Noch wichtiger als der EU-Beitritt ist es für die Ukraine allerdings, den Krieg erfolgreich zu beenden. Dazu braucht das Land weitere schwere Waffen. Und hier macht Kuleba klar: "Wir wissen, dass Deutschland mehr tun kann, und wir hoffen, dass Deutschland mehr tun wird. Wenn irgendjemand im Westen denkt, nicht sofort Waffen zu liefern bedeutet, dass die Ukraine nicht mehr kämpft und Russland Zugeständnisse macht, dann sage ich Ihnen: Das wird nicht passieren. Wenn wir keine Waffen haben, dann werden wir mit Schaufeln kämpfen. Aber wir werden uns verteidigen."

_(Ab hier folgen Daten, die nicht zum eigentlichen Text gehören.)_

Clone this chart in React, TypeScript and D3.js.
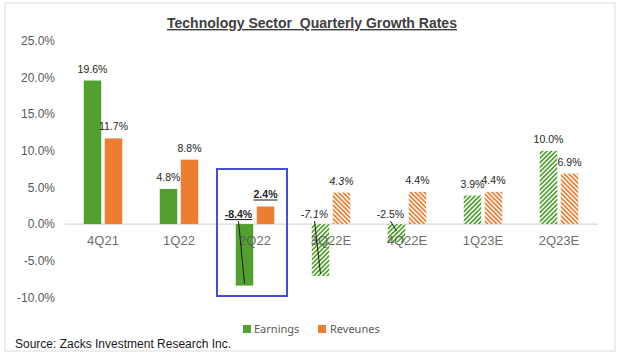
import * as d3 from "d3";

const categories = ["4Q21", "1Q22", "2Q22", "3Q22E", "4Q22E", "1Q23E", "2Q23E"];
const earnings = [19.6, 4.8, -8.4, -7.1, -2.5, 3.9, 10.0];
const revenues = [11.7, 8.8, 2.4, 4.3, 4.4, 4.4, 6.9];
const yTicks = [-10, -5, 0, 5, 10, 15, 20, 25];
// first estimate quarter (from here on bars are hatched)
const firstEstimate = 3;
const highlighted = 2;
const italicLabels = [3];

const W = 620;
const H = 363;
const GREEN = "#52a02f";
const ORANGE = "#ed7d31";
const FONT = "'Liberation Sans', Arial, sans-serif";

export default function App() {
  const x = d3.scaleBand<string>().domain(categories).range([65, 597]).padding(0);
  const inner = d3
    .scaleBand<string>()
    .domain(["e", "r"])
    .range([-19.25, 19.25])
    .paddingInner(0.167);
  const y = d3.scaleLinear().domain([-10, 25]).range([297.3, 41]);
  const bw = inner.bandwidth();
  const fmt = (v: number) => (v < 0 ? "-" : "") + d3.format(".1f")(Math.abs(v)) + "%";

  const series = [
    { key: "e", values: earnings, color: GREEN, hatch: "url(#hatchG)" },
    { key: "r", values: revenues, color: ORANGE, hatch: "url(#hatchO)" },
  ];

  const hiX = x(categories[highlighted])!;

  return (
    <svg
      width={W}
      height={H}
      style={{ position: "absolute", left: 0, top: 0, background: "#fff" }}
      fontFamily={FONT}
    >
      <defs>
        <pattern id="hatchG" patternUnits="userSpaceOnUse" width={3.2} height={3.2} patternTransform="rotate(45)">
          <rect width={3.2} height={3.2} fill="#fff" />
          <rect width={1.7} height={3.2} fill={GREEN} />
        </pattern>
        <pattern id="hatchO" patternUnits="userSpaceOnUse" width={3.2} height={3.2} patternTransform="rotate(-45)">
          <rect width={3.2} height={3.2} fill="#fff" />
          <rect width={1.7} height={3.2} fill={ORANGE} />
        </pattern>
      </defs>

      <rect x={5} y={3} width={610} height={348} fill="#fff" stroke="#dcdcdc" />

      <text
        x={312}
        y={28}
        textAnchor="middle"
        fontSize={14}
        fontWeight="bold"
        fill="#404040"
        textDecoration="underline"
        style={{ whiteSpace: "pre" }}
      >
        Technology Sector  Quarterly Growth Rates
      </text>

      {yTicks.map((t) => (
        <text key={t} x={55} y={y(t)} dy="0.35em" textAnchor="end" fontSize={12} fill="#595959">
          {fmt(t)}
        </text>
      ))}

      <line x1={65} x2={598} y1={y(0)} y2={y(0)} stroke="#d9d9d9" strokeWidth={1.3} />

      {series.map((s) =>
        s.values.map((v, i) => {
          const cx = x(categories[i])! + x.bandwidth() / 2 + inner(s.key)!;
          return (
            <rect
              key={s.key + i}
              x={cx}
              y={Math.min(y(v), y(0))}
              width={bw}
              height={Math.abs(y(v) - y(0))}
              fill={i >= firstEstimate ? s.hatch : s.color}
            />
          );
        })
      )}

      {categories.map((c) => (
        <text key={c} x={x(c)! + x.bandwidth() / 2} y={245} textAnchor="middle" fontSize={13} fill="#595959" fillOpacity={0.9}>
          {c}
        </text>
      ))}

      {series.map((s) =>
        s.values.map((v, i) => {
          const bc = x(categories[i])! + x.bandwidth() / 2 + inner(s.key)! + bw / 2;
          const bold = i === highlighted;
          const italic = italicLabels.includes(i);
          const lx = v >= 0 ? bc : bc - 6;
          const ly = v >= 0 ? y(v) - 8 : y(0) - 6;
          const endY = v < -5 ? y(v) - 2 : y(0) + 7;
          return (
            <g key={"l" + s.key + i}>
              <text
                x={lx}
                y={ly}
                textAnchor="middle"
                fontSize={10.5}
                fontWeight={bold ? "bold" : "normal"}
                fontStyle={italic ? "italic" : "normal"}
                textDecoration={bold ? "underline" : "none"}
                fill="#262626"
              >
                {fmt(v)}
              </text>
              {v < 0 && (
                <line x1={lx} y1={y(0) - 3} x2={bc} y2={endY} stroke="#111" strokeWidth={0.9} />
              )}
            </g>
          );
        })
      )}

      <rect
        x={hiX}
        y={169}
        width={x.bandwidth() - 6}
        height={127}
        fill="none"
        stroke="#4150d6"
        strokeWidth={2}
      />

      <g fontFamily="'Noto Sans', 'Open Sans', sans-serif" fontSize={11} fill="#595959">
        <rect x={243} y={325} width={8} height={8} fill={GREEN} />
        <text x={254} y={333}>Earnings</text>
        <rect x={318} y={325} width={8} height={8} fill={ORANGE} />
        <text x={330} y={333}>Reveunes</text>
      </g>

      <text x={15} y={348} fontSize={12} fill="#1a1a1a">
        Source: Zacks Investment Research Inc.
      </text>
    </svg>
  );
}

"Das ist ein großer Schritt"
Dass Bundeskanzler Scholz sich für den EU-Beitritt der Ukraine ausgesprochen habe, sei ein großer Schritt, sagte CDU-Verteidigungsexperte Johan Wadephul. Allerdings beklagte er auch, dass Deutschland bisher die Versprechen nach Waffenlieferungen noch nicht gehalten habe. Deswegen will die Unionsfraktion im Bundestag mit einem Antrag die Bundesregierung zu schnelleren Lieferungen zwingen. Dabei geht es besonders um Schützenpanzer, obwohl die in der Ukraine im Moment nicht gebraucht werden.
Hier machte aber Claudia Major einen klaren Punkt: Die Panzer würden dann benötigt, wenn der Stellungskrieg im Osten der Ukraine beendet sei. "Wir müssen sagen, was die Ukraine jetzt braucht, in vier Wochen und in einem halben Jahr. Und das tun wir im Moment zu wenig."